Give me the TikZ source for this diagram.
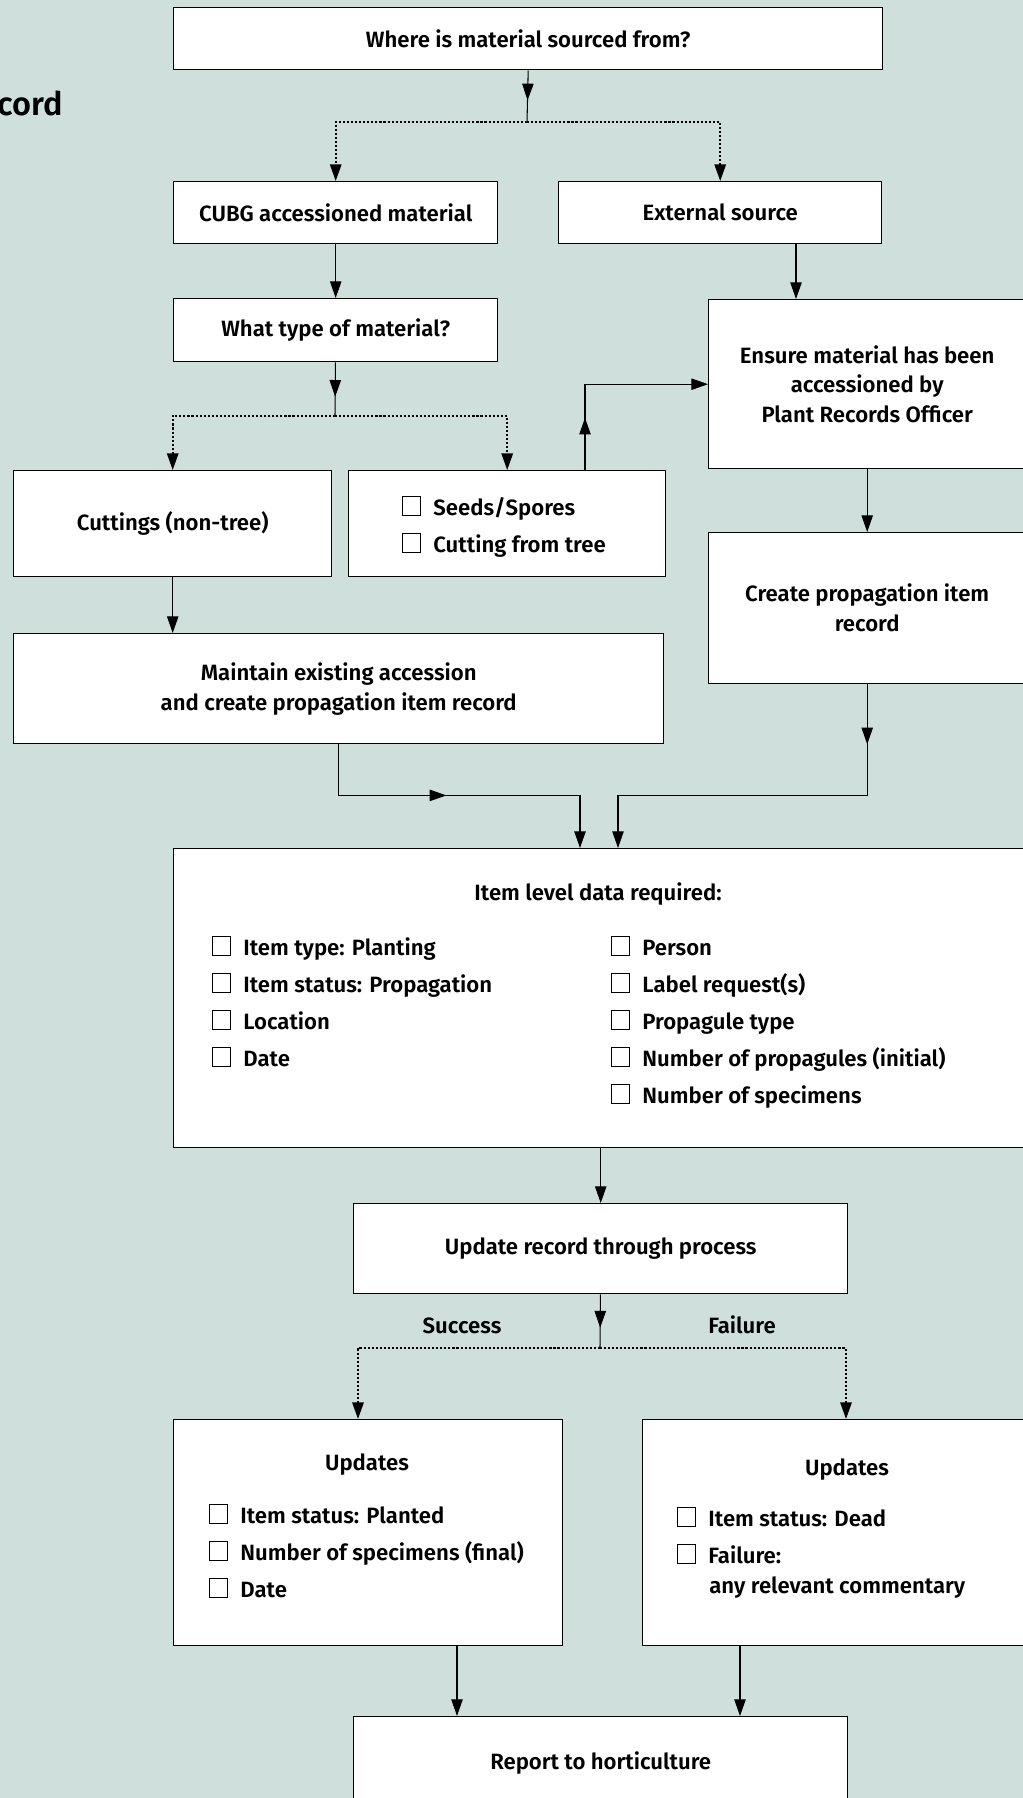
\documentclass[tikz,border=0pt]{standalone}
\usepackage{fontspec}
\setmainfont{Fira Sans}[UprightFont={* SemiBold}]
\usetikzlibrary{arrows.meta,decorations.markings}
\definecolor{sage}{HTML}{CFE0DC}
\newcommand{\tick}{{\setlength{\fboxsep}{0pt}\setlength{\fboxrule}{0.5pt}\fbox{\rule{0pt}{10.2pt}\hspace{9.7pt}}}\hspace{7pt}}
\begin{document}
\begin{tikzpicture}[x=0.02cm,y=-0.02cm,font=\fontsize{12.6}{17}\selectfont,
    box/.style={draw,line width=0.8pt,fill=white,anchor=north west,align=center,inner sep=0pt},
    sz/.style 2 args={minimum width=#1*0.02cm,minimum height=#2*0.02cm},
    arr/.style={-{Triangle[length=9.5pt,width=6.5pt]},line width=0.6pt},
    dot/.style={arr,line width=1pt,dash pattern=on 1.2pt off 1.1pt},
    midarrow/.style={line width=0.6pt,postaction={decorate},
      decoration={markings,mark=at position #1 with {\arrow{Triangle[length=9.5pt,width=6.5pt]}}}},
    lbl/.style={anchor=base west,inner sep=0pt}]
  \useasboundingbox (0,0) rectangle (1023,1798);
  \fill[sage] (0,0) rectangle (1023,1798);
  \begin{scope}
    \clip (0,0) rectangle (1023,1798);
    \node[anchor=base east,inner sep=0pt,font=\fontsize{18.5}{22}\selectfont] (ttl) at (63,115) {cord};
    % boxes
    \node[box,sz={709}{62}] (src) at (173,7) {Where is material sourced from?};
    \node[box,sz={324}{62}] (cubg) at (173,181) {CUBG accessioned material};
    \node[box,sz={323}{62}] (ext) at (558,181) {External source};
    \node[box,sz={324}{63}] (what) at (173,298) {What type of material?};
    \node[box,sz={317}{169}] (ensure) at (708,299) {Ensure material has been\\accessioned by\\Plant Records Officer};
    \node[box,sz={318}{106}] (cut) at (13,470) {Cuttings (non-tree)};
    \node[box,sz={317}{106}] (seeds) at (348,470) {};
    \node[lbl] (s1) at (402,515) {\tick Seeds/Spores};
    \node[lbl] (s2) at (402,552) {\tick Cutting from tree};
    \node[box,sz={317}{151}] (create) at (708,532) {Create propagation item\\record};
    \node[box,sz={650}{110}] (maint) at (13,633) {Maintain existing accession\\and create propagation item record};
    \node[box,sz={852}{299}] (item) at (173,848) {};
    \node[anchor=base] (itemt) at (598,900) {Item level data required:};
    \foreach \t [count=\i] in {Item type: Planting,Item status: Propagation,Location,Date}
      \node[lbl] (il\i) at (212,918+37*\i) {\tick \t};
    \foreach \t [count=\i] in {Person,Label request(s),Propagule type,Number of propagules (initial),Number of specimens}
      \node[lbl] (ir\i) at (611,918+37*\i) {\tick \t};
    \node[box,sz={494}{90}] (upd) at (353,1203) {Update record through process};
    \node[anchor=base] (succ) at (462,1333) {Success};
    \node[anchor=base] (fail) at (742,1333) {Failure};
    \node[box,sz={389}{226}] (lupd) at (173,1419) {};
    \node[anchor=base] (lupdt) at (367,1470) {Updates};
    \foreach \t [count=\i] in {Item status: Planted,Number of specimens (final),Date}
      \node[lbl] (lu\i) at (209,1486+37*\i) {\tick \t};
    \node[box,sz={383}{226}] (rupd) at (642,1419) {};
    \node[anchor=base] (rupdt) at (847,1475) {Updates};
    \node[lbl] (ru1) at (677,1526) {\tick Item status: Dead};
    \node[lbl] (ru2) at (677,1563) {\tick Failure:};
    \node[lbl] (ru3) at (709,1593) {any relevant commentary};
    \node[box,sz={494}{92}] (rep) at (353,1716) {Report to horticulture};
    % connectors
    \coordinate (jn1) at (527,122);
    \coordinate (jn2) at (335,416);
    \coordinate (jn3) at (600,1348);
    \coordinate (xe) at (796,0);
    \coordinate (xs) at (585,0);
    \coordinate (xl) at (580,0);
    \coordinate (xr) at (618,0);
    \coordinate (xa) at (358,0);
    \coordinate (xb) at (846,0);
    \coordinate (xc) at (457,0);
    \coordinate (xd) at (740,0);
    \draw[midarrow=0.58] (src.south) -- (jn1);
    \draw[dot] (jn1) -| (cubg.north);
    \draw[dot] (jn1) -| (ext.north);
    \draw[arr] (cubg) -- (what);
    \draw[arr] (ext.south -| xe) -- (ensure.north -| xe);
    \draw[midarrow=0.64] (what) -- (jn2);
    \draw[dot] (jn2) -| (cut.north);
    \draw[dot] (jn2) -| (seeds.north);
    \draw[arr,midarrow=0.25] (seeds.north -| xs) |- (ensure.west);
    \draw[arr] (ensure) -- (create);
    \draw[arr] (cut.south) -- (cut.south |- maint.north);
    \draw[arr,midarrow=0.46] (maint.south) -- ++(0,51) -| (item.north -| xl);
    \draw[arr,midarrow=0.145] (create.south) -- ++(0,111) -| (item.north -| xr);
    \draw[arr] (upd.north |- item.south) -- (upd.north);
    \draw[midarrow=0.62] (upd) -- (jn3);
    \draw[dot] (jn3) -| (lupd.north -| xa);
    \draw[dot] (jn3) -| (rupd.north -| xb);
    \draw[arr] (lupd.south -| xc) -- (rep.north -| xc);
    \draw[arr] (rupd.south -| xd) -- (rep.north -| xd);
  \end{scope}
\end{tikzpicture}
\end{document}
______
### What is needed
Omit any images, then output the listing exactly.

### Exercise response
Give me the TikZ source for this diagram.
\documentclass[tikz,border=0pt]{standalone}
\usepackage{fontspec}
\setmainfont{Fira Sans}[UprightFont={* SemiBold}]
\usetikzlibrary{arrows.meta,decorations.markings}
\definecolor{sage}{HTML}{CFE0DC}
\newcommand{\tick}{{\setlength{\fboxsep}{0pt}\setlength{\fboxrule}{0.5pt}\fbox{\rule{0pt}{10.2pt}\hspace{9.7pt}}}\hspace{7pt}}
\begin{document}
\begin{tikzpicture}[x=0.02cm,y=-0.02cm,font=\fontsize{12.6}{17}\selectfont,
    box/.style={draw,line width=0.8pt,fill=white,anchor=north west,align=center,inner sep=0pt},
    sz/.style 2 args={minimum width=#1*0.02cm,minimum height=#2*0.02cm},
    arr/.style={-{Triangle[length=9.5pt,width=6.5pt]},line width=0.6pt},
    dot/.style={arr,line width=1pt,dash pattern=on 1.2pt off 1.1pt},
    midarrow/.style={line width=0.6pt,postaction={decorate},
      decoration={markings,mark=at position #1 with {\arrow{Triangle[length=9.5pt,width=6.5pt]}}}},
    lbl/.style={anchor=base west,inner sep=0pt}]
  \useasboundingbox (0,0) rectangle (1023,1798);
  \fill[sage] (0,0) rectangle (1023,1798);
  \begin{scope}
    \clip (0,0) rectangle (1023,1798);
    \node[anchor=base east,inner sep=0pt,font=\fontsize{18.5}{22}\selectfont] (ttl) at (63,115) {cord};
    % boxes
    \node[box,sz={709}{62}] (src) at (173,7) {Where is material sourced from?};
    \node[box,sz={324}{62}] (cubg) at (173,181) {CUBG accessioned material};
    \node[box,sz={323}{62}] (ext) at (558,181) {External source};
    \node[box,sz={324}{63}] (what) at (173,298) {What type of material?};
    \node[box,sz={317}{169}] (ensure) at (708,299) {Ensure material has been\\accessioned by\\Plant Records Officer};
    \node[box,sz={318}{106}] (cut) at (13,470) {Cuttings (non-tree)};
    \node[box,sz={317}{106}] (seeds) at (348,470) {};
    \node[lbl] (s1) at (402,515) {\tick Seeds/Spores};
    \node[lbl] (s2) at (402,552) {\tick Cutting from tree};
    \node[box,sz={317}{151}] (create) at (708,532) {Create propagation item\\record};
    \node[box,sz={650}{110}] (maint) at (13,633) {Maintain existing accession\\and create propagation item record};
    \node[box,sz={852}{299}] (item) at (173,848) {};
    \node[anchor=base] (itemt) at (598,900) {Item level data required:};
    \foreach \t [count=\i] in {Item type: Planting,Item status: Propagation,Location,Date}
      \node[lbl] (il\i) at (212,918+37*\i) {\tick \t};
    \foreach \t [count=\i] in {Person,Label request(s),Propagule type,Number of propagules (initial),Number of specimens}
      \node[lbl] (ir\i) at (611,918+37*\i) {\tick \t};
    \node[box,sz={494}{90}] (upd) at (353,1203) {Update record through process};
    \node[anchor=base] (succ) at (462,1333) {Success};
    \node[anchor=base] (fail) at (742,1333) {Failure};
    \node[box,sz={389}{226}] (lupd) at (173,1419) {};
    \node[anchor=base] (lupdt) at (367,1470) {Updates};
    \foreach \t [count=\i] in {Item status: Planted,Number of specimens (final),Date}
      \node[lbl] (lu\i) at (209,1486+37*\i) {\tick \t};
    \node[box,sz={383}{226}] (rupd) at (642,1419) {};
    \node[anchor=base] (rupdt) at (847,1475) {Updates};
    \node[lbl] (ru1) at (677,1526) {\tick Item status: Dead};
    \node[lbl] (ru2) at (677,1563) {\tick Failure:};
    \node[lbl] (ru3) at (709,1593) {any relevant commentary};
    \node[box,sz={494}{92}] (rep) at (353,1716) {Report to horticulture};
    % connectors
    \coordinate (jn1) at (527,122);
    \coordinate (jn2) at (335,416);
    \coordinate (jn3) at (600,1348);
    \coordinate (xe) at (796,0);
    \coordinate (xs) at (585,0);
    \coordinate (xl) at (580,0);
    \coordinate (xr) at (618,0);
    \coordinate (xa) at (358,0);
    \coordinate (xb) at (846,0);
    \coordinate (xc) at (457,0);
    \coordinate (xd) at (740,0);
    \draw[midarrow=0.58] (src.south) -- (jn1);
    \draw[dot] (jn1) -| (cubg.north);
    \draw[dot] (jn1) -| (ext.north);
    \draw[arr] (cubg) -- (what);
    \draw[arr] (ext.south -| xe) -- (ensure.north -| xe);
    \draw[midarrow=0.64] (what) -- (jn2);
    \draw[dot] (jn2) -| (cut.north);
    \draw[dot] (jn2) -| (seeds.north);
    \draw[arr,midarrow=0.25] (seeds.north -| xs) |- (ensure.west);
    \draw[arr] (ensure) -- (create);
    \draw[arr] (cut.south) -- (cut.south |- maint.north);
    \draw[arr,midarrow=0.46] (maint.south) -- ++(0,51) -| (item.north -| xl);
    \draw[arr,midarrow=0.145] (create.south) -- ++(0,111) -| (item.north -| xr);
    \draw[arr] (upd.north |- item.south) -- (upd.north);
    \draw[midarrow=0.62] (upd) -- (jn3);
    \draw[dot] (jn3) -| (lupd.north -| xa);
    \draw[dot] (jn3) -| (rupd.north -| xb);
    \draw[arr] (lupd.south -| xc) -- (rep.north -| xc);
    \draw[arr] (rupd.south -| xd) -- (rep.north -| xd);
  \end{scope}
\end{tikzpicture}
\end{document}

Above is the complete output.